The good thing that came of this period, however, was that I finally began to talk to mental health providers about my extreme mood changes. I finally began to realize that my problem wasn’t just that I was melancholy all the time, but that I could rapidly cycle between fury and despair within a single day. I understood the definition of bipolar disorder as very strictly timed, predicable shifts from mania to depression. I thought mania meant euphoria, productivity, invincibility and nothing else. Finally, a psychiatrist told me differently. They said the definition of bipolar disorder was changing and expanding, and what I was experiencing fit much better into that category than that of mere depression. I was put on mood stabilizers and, in another first, felt like my medication was actually doing something for me. I started seeing a talk therapist again and later on joined a DBT therapy group, the combination of which allowed me to express my emotions while giving me practical skills with which to manage them. I got a job. I starting coping and began to hope. Now I’m back in school and I’m immensely proud of my performance.

But there is a catch. It is much harder telling people I have bipolar disorder than it was telling them I had anxiety and depression. It was difficult enough explaining that no, I can’t just “get over” my sadness, that no, I can’t just “relax” about the things I agonize over, that no, I’m not just lazy, or too high strung, etc. without  having to explain that my disorder isn’t going to make me hurt anyone. Our society is just now beginning to understand the struggles that all of us with mental illness face, and is still inexcusably harsh on people for symptoms of which they have no control over. But certain illnesses invoke more fear and derision than others, namely those that are most associated with violence in our culture and media: bipolar disorder, personality disorders, and schizophrenia. Because of this, it’s more difficult for me to seek help from others and secure the accommodations that I need than it was before.

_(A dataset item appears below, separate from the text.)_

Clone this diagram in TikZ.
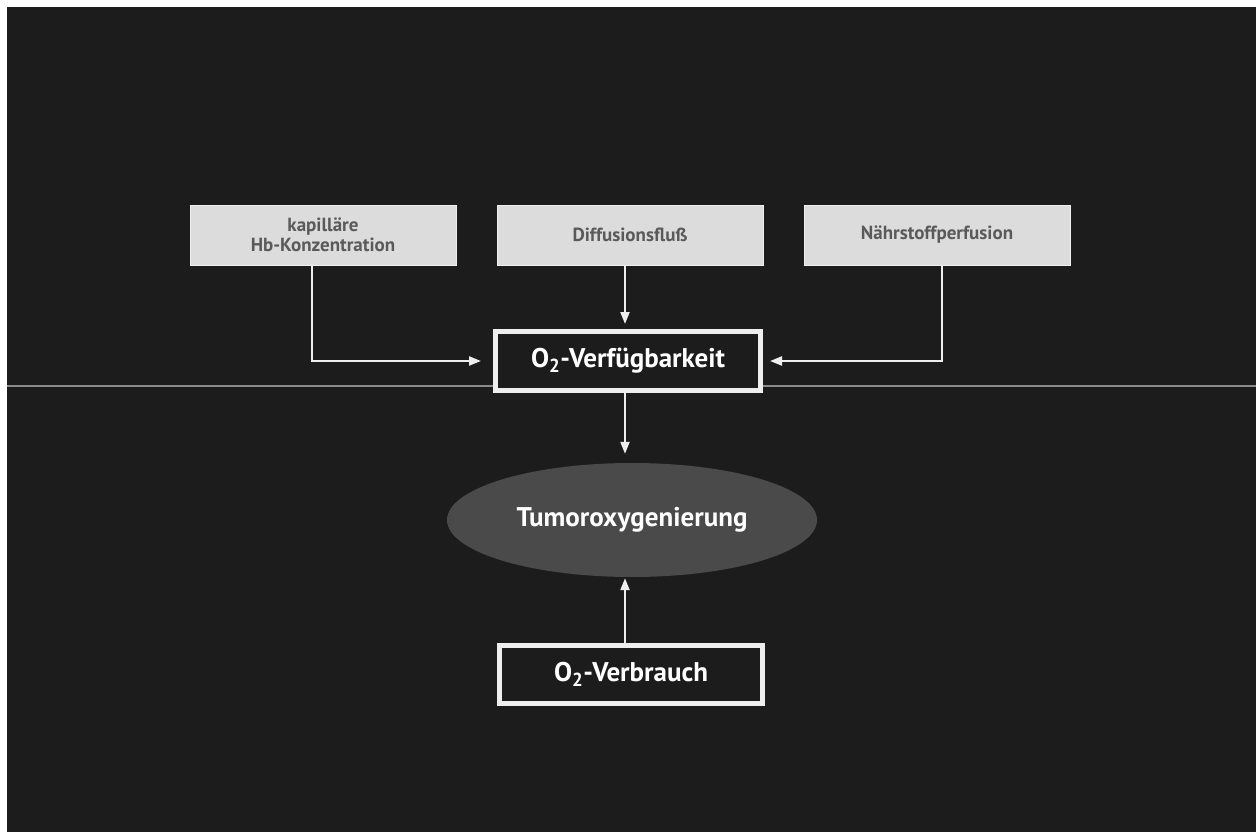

I’m far enough into my recovery that I feel as if I’m in a catch 22: when my symptoms are preventing me from accomplishing something I want or need to do, I either have to downplay what’s going on and risk people simply not believing me and thinking that I’m merely making excuses, or I can admit the extent of what’s going on and risk worrying or scaring them. I get unsolicited advice from classmates and other near-strangers about how I’m not ambitious enough or working hard enough in complete ignorance of how psychological disorders work, and I don’t know how to correct them without outing myself and therefore opening myself up to even more inappropriate commentary. I’m afraid of telling employers or potential employers that I might need special allowances because, even though those of us in the U.S. are technically protected under the Americans with Disabilities Act, they may find some other way to get around dealing with me that doesn’t appear outwardly discriminatory. While I am aware there will be always be good days and bad days for me, at this point essentially the stigma against speaking out about mental illness is causing me more harm than the mental illness itself is.

If you’ve made it this far into this rambling essay, thank you for hearing me out. Thank you for taking the time to listen to my story and validate my suffering and my triumph. If you’ve been through the same things I have, kudos to you. Your strength and perseverance is beyond impressive; to most of the world out there, it’s unimaginable. But what I really want is for all the people out there that are still mired in the thick of it, for those of you who are so tired of fighting that you are ready to give up, to take away from my experience that recovery is possible. Your expectations must be realistic: it will be slow and gradual, there will be highs and lows, setbacks and leaps forward, and there will always be people in your life who just don’t get it, but with the right assistance and support you can lead a wholly satisfying, fulfilling existence. The rest of us who have made it to that point will keep fighting for you, and for ourselves, to make our planet a better and easier place for all of us to succeed in.